§ **REQUIREMENT**
Locate all lines in the data below that hold "chart" and show them.

§ **GIVEN MATERIAL**
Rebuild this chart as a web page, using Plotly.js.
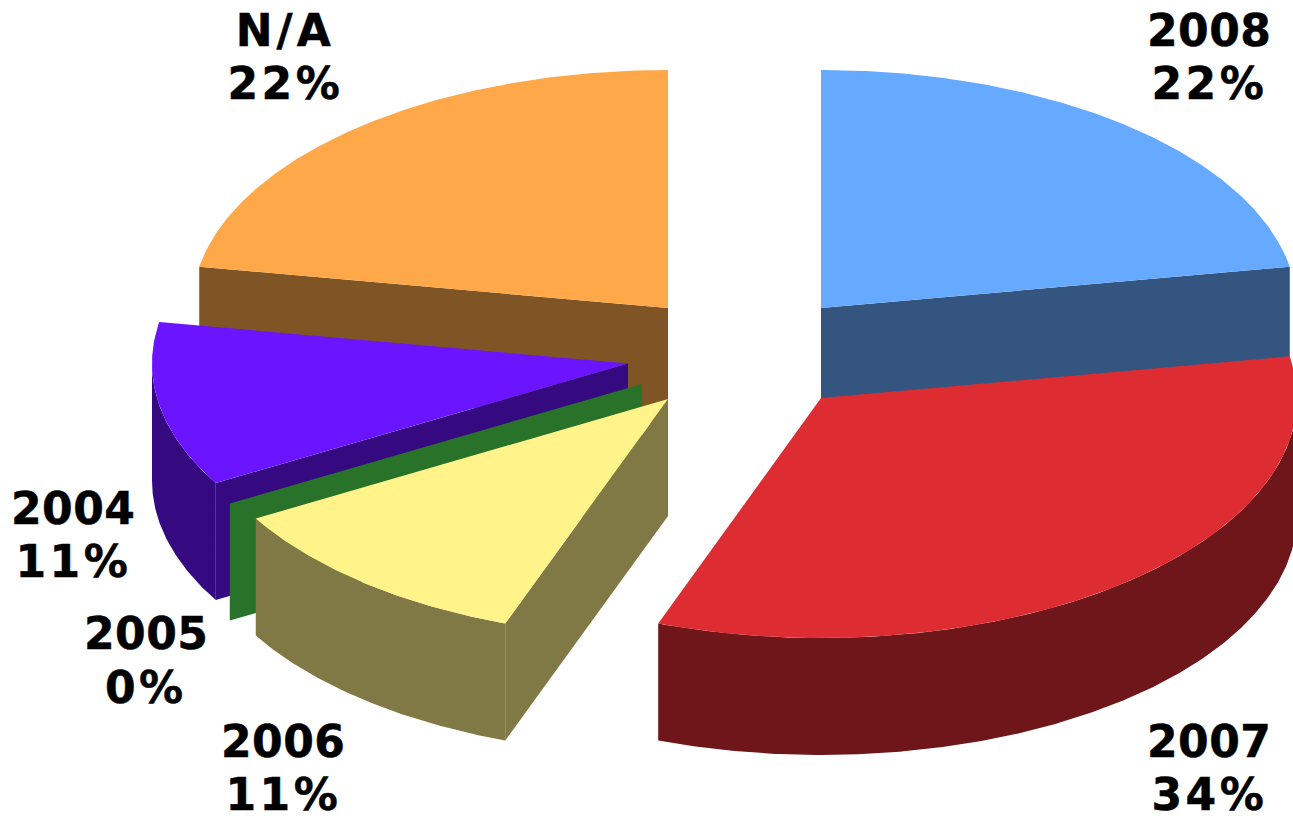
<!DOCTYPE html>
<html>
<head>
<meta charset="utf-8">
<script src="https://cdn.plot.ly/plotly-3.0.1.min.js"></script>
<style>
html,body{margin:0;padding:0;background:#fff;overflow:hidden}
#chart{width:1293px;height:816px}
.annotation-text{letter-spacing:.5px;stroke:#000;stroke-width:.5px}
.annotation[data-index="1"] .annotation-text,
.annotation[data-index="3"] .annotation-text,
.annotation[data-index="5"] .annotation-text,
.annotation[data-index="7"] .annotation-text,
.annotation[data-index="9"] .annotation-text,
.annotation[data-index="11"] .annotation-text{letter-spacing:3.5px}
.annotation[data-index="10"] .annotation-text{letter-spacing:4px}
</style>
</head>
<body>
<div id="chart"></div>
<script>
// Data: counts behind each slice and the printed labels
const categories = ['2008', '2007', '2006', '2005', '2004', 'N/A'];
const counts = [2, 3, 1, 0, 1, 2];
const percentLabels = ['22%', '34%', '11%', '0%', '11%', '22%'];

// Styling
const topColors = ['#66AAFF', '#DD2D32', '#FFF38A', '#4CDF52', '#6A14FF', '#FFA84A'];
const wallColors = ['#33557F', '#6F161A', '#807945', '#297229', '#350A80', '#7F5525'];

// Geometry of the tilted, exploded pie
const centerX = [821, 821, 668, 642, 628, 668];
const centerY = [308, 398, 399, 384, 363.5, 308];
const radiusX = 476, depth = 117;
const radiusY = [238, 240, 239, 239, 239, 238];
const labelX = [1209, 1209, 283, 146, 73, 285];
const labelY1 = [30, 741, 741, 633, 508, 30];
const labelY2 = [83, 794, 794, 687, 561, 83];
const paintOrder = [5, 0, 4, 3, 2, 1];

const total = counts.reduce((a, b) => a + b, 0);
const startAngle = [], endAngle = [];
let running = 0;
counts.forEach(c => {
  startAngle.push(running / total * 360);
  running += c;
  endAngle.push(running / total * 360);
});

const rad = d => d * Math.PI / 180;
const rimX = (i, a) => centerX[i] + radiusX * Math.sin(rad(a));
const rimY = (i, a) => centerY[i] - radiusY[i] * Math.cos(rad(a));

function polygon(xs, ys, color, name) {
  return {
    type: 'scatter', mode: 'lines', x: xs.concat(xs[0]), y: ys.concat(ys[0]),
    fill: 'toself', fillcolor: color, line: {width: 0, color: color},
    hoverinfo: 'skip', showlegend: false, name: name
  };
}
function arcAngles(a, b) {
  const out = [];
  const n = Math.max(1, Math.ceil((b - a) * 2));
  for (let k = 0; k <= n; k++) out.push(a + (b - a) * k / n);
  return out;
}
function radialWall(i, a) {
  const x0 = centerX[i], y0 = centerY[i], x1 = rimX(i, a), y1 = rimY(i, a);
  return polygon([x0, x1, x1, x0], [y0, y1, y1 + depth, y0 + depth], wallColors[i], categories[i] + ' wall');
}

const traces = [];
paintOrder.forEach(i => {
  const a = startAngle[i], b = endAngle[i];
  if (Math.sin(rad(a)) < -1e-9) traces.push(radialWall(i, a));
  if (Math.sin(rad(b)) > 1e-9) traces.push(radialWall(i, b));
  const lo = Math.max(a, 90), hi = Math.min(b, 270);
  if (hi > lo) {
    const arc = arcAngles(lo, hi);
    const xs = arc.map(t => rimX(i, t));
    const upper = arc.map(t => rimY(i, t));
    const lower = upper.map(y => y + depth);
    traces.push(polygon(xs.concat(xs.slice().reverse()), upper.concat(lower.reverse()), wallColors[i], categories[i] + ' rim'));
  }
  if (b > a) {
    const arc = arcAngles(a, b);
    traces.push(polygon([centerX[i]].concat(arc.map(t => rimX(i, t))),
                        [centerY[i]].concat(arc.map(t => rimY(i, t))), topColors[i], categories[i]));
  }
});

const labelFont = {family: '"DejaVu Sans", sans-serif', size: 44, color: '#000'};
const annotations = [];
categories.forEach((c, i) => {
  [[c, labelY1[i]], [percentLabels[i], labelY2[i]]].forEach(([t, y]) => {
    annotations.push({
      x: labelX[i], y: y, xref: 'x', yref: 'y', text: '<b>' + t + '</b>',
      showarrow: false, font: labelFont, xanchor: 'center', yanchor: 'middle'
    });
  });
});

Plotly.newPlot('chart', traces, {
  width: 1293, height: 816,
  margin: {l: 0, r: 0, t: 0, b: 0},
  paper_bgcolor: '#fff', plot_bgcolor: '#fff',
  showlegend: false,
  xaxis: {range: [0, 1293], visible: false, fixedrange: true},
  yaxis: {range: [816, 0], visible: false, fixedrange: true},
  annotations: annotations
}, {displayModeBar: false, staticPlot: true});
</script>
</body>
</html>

§ **OUTPUT FOR THIS TASK**
Rebuild this chart as a web page, using Plotly.js.
#chart{width:1293px;height:816px}
<div id="chart"></div>
Plotly.newPlot('chart', traces, {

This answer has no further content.